#### [Task brief]
Return all of the data exactly as written, without the pictures.

== == ==

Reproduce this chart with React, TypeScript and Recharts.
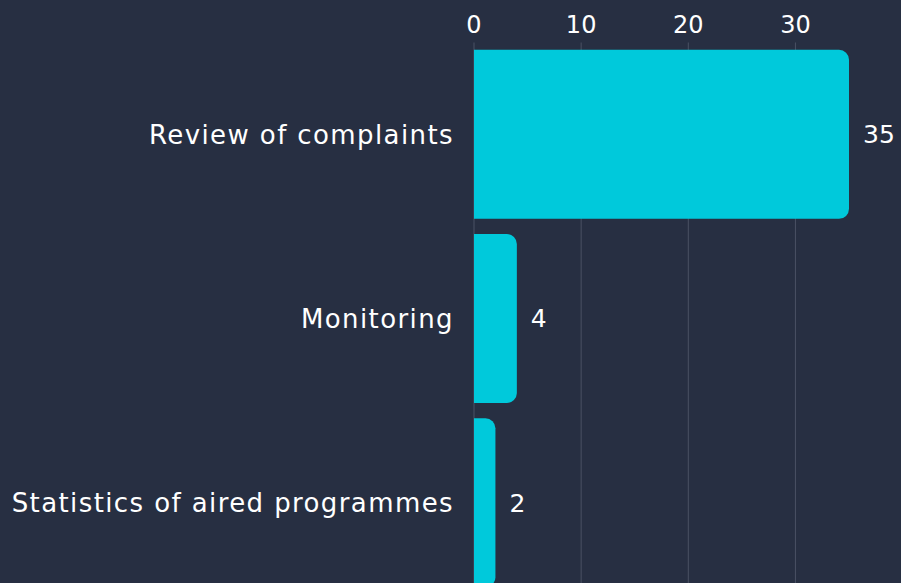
import { BarChart, Bar, XAxis, YAxis, CartesianGrid, LabelList } from "recharts";

const categories = ["Review of complaints", "Monitoring", "Statistics of aired programmes"];
const counts = [35, 4, 2];
const xTicks = [0, 10, 20, 30];

const data = categories.map((name, i) => ({ name, value: counts[i] }));

const FONT = "'DejaVu Sans', sans-serif";

export default function App() {
  return (
    <div style={{ position: "absolute", left: 0, top: 0, width: 901, height: 583, background: "#272F42", overflow: "hidden" }}>
      <BarChart
        width={901}
        height={595}
        data={data}
        layout="vertical"
        margin={{ top: 0, right: 52, bottom: 0, left: 0 }}
        barCategoryGap="4%"
      >
        {/* grid only at the labelled ticks, not at the domain end */}
        <CartesianGrid horizontal={false} stroke="#4A5264" strokeWidth={1} verticalValues={xTicks} />
        <XAxis
          type="number"
          orientation="top"
          domain={[0, 35]}
          ticks={xTicks}
          height={42.5}
          axisLine={false}
          tickLine={false}
          tickMargin={4}
          tick={{ fill: "#FFFFFF", fontSize: 24, fontFamily: FONT }}
        />
        <YAxis
          type="category"
          dataKey="name"
          width={474}
          axisLine={false}
          tickLine={false}
          tickMargin={14}
          tick={{ fill: "#FFFFFF", fontSize: 26, fontFamily: FONT, letterSpacing: 1.4 }}
        />
        <Bar dataKey="value" fill="#00C9DB" radius={[0, 10, 10, 0]} isAnimationActive={false}>
          <LabelList dataKey="value" position="right" offset={14} fill="#FFFFFF" fontSize={25} fontFamily={FONT} />
        </Bar>
      </BarChart>
    </div>
  );
}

== == ==

#### [Answer to the exercise]
Reproduce this chart with React, TypeScript and Recharts.
import { BarChart, Bar, XAxis, YAxis, CartesianGrid, LabelList } from "recharts";

const categories = ["Review of complaints", "Monitoring", "Statistics of aired programmes"];
const counts = [35, 4, 2];
const xTicks = [0, 10, 20, 30];

const data = categories.map((name, i) => ({ name, value: counts[i] }));

const FONT = "'DejaVu Sans', sans-serif";

export default function App() {
  return (
    <div style={{ position: "absolute", left: 0, top: 0, width: 901, height: 583, background: "#272F42", overflow: "hidden" }}>
      <BarChart
        width={901}
        height={595}
        data={data}
        layout="vertical"
        margin={{ top: 0, right: 52, bottom: 0, left: 0 }}
        barCategoryGap="4%"
      >
        {/* grid only at the labelled ticks, not at the domain end */}
        <CartesianGrid horizontal={false} stroke="#4A5264" strokeWidth={1} verticalValues={xTicks} />
        <XAxis
          type="number"
          orientation="top"
          domain={[0, 35]}
          ticks={xTicks}
          height={42.5}
          axisLine={false}
          tickLine={false}
          tickMargin={4}
          tick={{ fill: "#FFFFFF", fontSize: 24, fontFamily: FONT }}
        />
        <YAxis
          type="category"
          dataKey="name"
          width={474}
          axisLine={false}
          tickLine={false}
          tickMargin={14}
          tick={{ fill: "#FFFFFF", fontSize: 26, fontFamily: FONT, letterSpacing: 1.4 }}
        />
        <Bar dataKey="value" fill="#00C9DB" radius={[0, 10, 10, 0]} isAnimationActive={false}>
          <LabelList dataKey="value" position="right" offset={14} fill="#FFFFFF" fontSize={25} fontFamily={FONT} />
        </Bar>
      </BarChart>
    </div>
  );
}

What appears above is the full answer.